Last season, the Bucks couldn’t — and didn’t — shoot. They ranked in the bottom third of the NBA in both three-point attempts (15.5, 24th) and percentage (34.9%, 21st), and generally just lacked the personnel to force defenses to respect them behind the arc. They were thunderously dominant at the rim and in transition, but without many notable three-point specialists, defenses could get away with stacking the paint in front of Antetokounmpo. Boston would execute that exact scheme to devastating effect in last year’s first round.
The Celtics won’t enjoy that luxury this time around. The Bucks’ improved ball movement has come with a newfound willingness to shoot the three. Milwaukee’s three-point percentage may not stand out — they’ve hit 35.3% of them, 15th-best in the league — but only the Rockets have been more willing to let it fly more often than they have. They’re taking a whopping 38.2 attempts from deep per game. Defenses can’t collapse into the paint because the players on the perimeter have the green light to shoot with any amount of open space.
Lopez has become particularly shameless in his shot selection, launching high-arcing bombs from just about anywhere on the court if he sees an opening. Remember when this guy was purely a low-post specialist?
It helps that, unlike last year, Milwaukee now has a cadre of confident and effective three-point threats. Perimeter shooting was obviously an organizational focus this off season, and in signing Lopez and Ilyasova (and trading for Mirotic at the deadline), they’ve filled that need in significant fashion. Throw in the growth of Brown and Wilson into reasonably effective shooters in their own right, and the continued presence of Tony Snell and (eventually) Malcolm Brogdon, and the Bucks can surround Antetokounmpo, Middleton and Bledsoe with quality three-point shooters at all times. If George Hill finally finds his shooting stroke, things could get flat-out silly. The contrast to last season, where they essentially only had Brogdon and Snell, is dramatic.
Eric Bledsoe’s Resurgence
The enduring memory of the Celtics’ first round victory over Milwaukee last season was Terry Rozier’s feud with — and dominance over — “Drew” Bledsoe, who struggled to the tune of a mere 51.2% true shooting percentage in the series. Bledsoe was clearly out of his comfort zone all series long. His downhill attacking style of play largely was stymied by Boston’s ability to clutter the paint — all while Rozier turned him into mincemeat at every possible opportunity.

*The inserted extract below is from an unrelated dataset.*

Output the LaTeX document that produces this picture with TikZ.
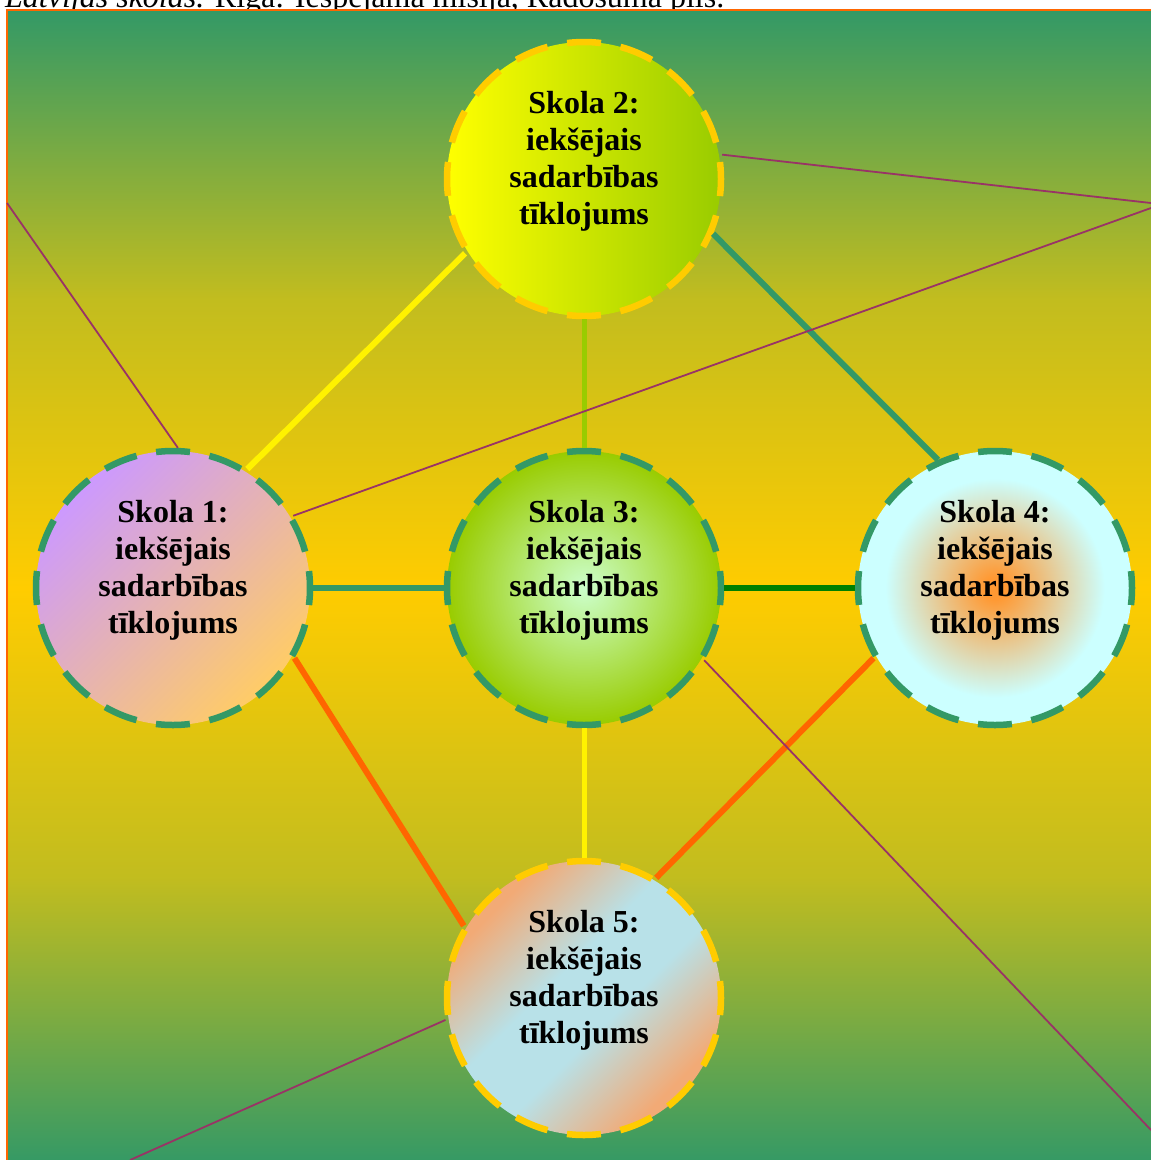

Fortunes have since changed for both players and rather drastically. Rozier has largely failed to recapture any of his post season magic, while Bledsoe has thrived under Budenholzer’s guidance, putting together perhaps the best season of his nine-year NBA career. Despite connecting on just 32.9% of his threes, Bledsoe has posted the best effective field goal percentage (54.8%) of his career. He’s finishing at the rim at a rate that is borderline inconceivable for a 6’1” point guard, a blistering 73.6%.

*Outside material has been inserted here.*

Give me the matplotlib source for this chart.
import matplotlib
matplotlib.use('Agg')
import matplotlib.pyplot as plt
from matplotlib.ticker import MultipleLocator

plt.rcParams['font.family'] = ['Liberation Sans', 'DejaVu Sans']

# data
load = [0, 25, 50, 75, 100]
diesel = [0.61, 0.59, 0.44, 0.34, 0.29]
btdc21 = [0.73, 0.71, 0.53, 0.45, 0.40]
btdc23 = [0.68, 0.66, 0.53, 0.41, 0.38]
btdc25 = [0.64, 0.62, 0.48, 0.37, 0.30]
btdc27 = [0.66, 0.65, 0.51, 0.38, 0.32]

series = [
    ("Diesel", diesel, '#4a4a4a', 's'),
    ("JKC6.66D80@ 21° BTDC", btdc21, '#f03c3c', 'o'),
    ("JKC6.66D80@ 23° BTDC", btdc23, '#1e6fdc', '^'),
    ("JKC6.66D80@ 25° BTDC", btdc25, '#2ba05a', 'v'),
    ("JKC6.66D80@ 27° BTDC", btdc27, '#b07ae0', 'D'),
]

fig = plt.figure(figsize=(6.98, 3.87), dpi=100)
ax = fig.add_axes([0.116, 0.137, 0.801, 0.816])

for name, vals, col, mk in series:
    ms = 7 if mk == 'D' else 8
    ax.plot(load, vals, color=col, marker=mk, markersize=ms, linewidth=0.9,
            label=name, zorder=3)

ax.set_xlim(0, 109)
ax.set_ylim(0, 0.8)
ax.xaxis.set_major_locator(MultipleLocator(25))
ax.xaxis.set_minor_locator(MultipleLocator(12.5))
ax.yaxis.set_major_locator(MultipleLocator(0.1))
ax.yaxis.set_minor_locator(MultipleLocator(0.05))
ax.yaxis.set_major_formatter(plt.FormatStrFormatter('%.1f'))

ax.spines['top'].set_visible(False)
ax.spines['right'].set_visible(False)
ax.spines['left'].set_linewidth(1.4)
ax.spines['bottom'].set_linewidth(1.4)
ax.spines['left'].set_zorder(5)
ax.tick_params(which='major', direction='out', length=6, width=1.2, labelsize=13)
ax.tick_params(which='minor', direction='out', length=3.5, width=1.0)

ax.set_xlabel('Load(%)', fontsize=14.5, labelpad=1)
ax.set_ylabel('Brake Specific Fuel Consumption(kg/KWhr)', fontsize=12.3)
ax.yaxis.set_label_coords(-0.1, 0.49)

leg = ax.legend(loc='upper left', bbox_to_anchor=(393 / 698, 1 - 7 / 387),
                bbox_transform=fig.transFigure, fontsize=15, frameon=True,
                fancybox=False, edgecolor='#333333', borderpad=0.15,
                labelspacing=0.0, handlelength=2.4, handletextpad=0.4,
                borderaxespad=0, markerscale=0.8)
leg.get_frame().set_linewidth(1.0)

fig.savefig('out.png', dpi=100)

Remember when people called him “Mini LeBron?” It was because of stuff like this.
Last season, it felt as though the Bucks went out and traded for Bledsoe because just he was an established name, and never put much thought into how to incorporate him into their roster. Bledsoe’s a weird point guard, he doesn’t just plug-and-play in most schemes; you have to tailor your plan around him. Budenholzer has done that, and Bledsoe has rewarded him with one of the best redemption stories in basketball. Only seven point guards in the NBA posted a higher RPM than Bledsoe’s +3.61 this season.

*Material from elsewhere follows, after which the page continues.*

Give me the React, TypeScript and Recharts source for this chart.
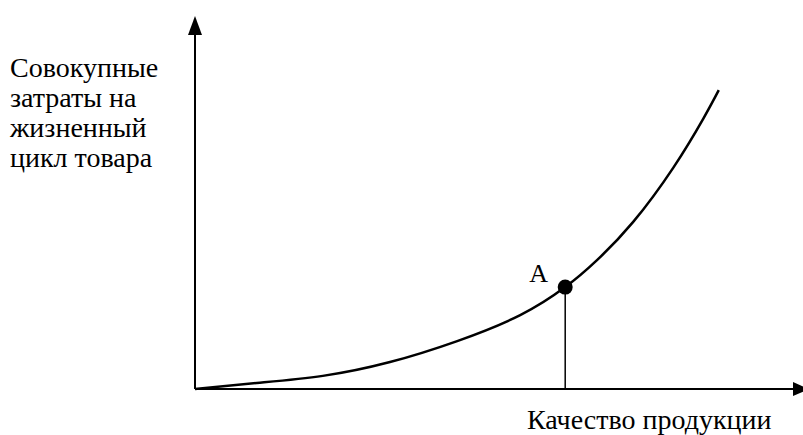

Lopez, Ilyasova and Mirotic were big additions, but Bledsoe’s improved play has been even bigger. Last April, Antetokounmpo and Middleton were basically able to shred the Celtics at will, but things fell apart because Boston was able to shut everyone else down. Bledsoe has changed that equation entirely, and he’s one of the biggest reasons why these Bucks will be a vastly different challenge for the Celtics this time around.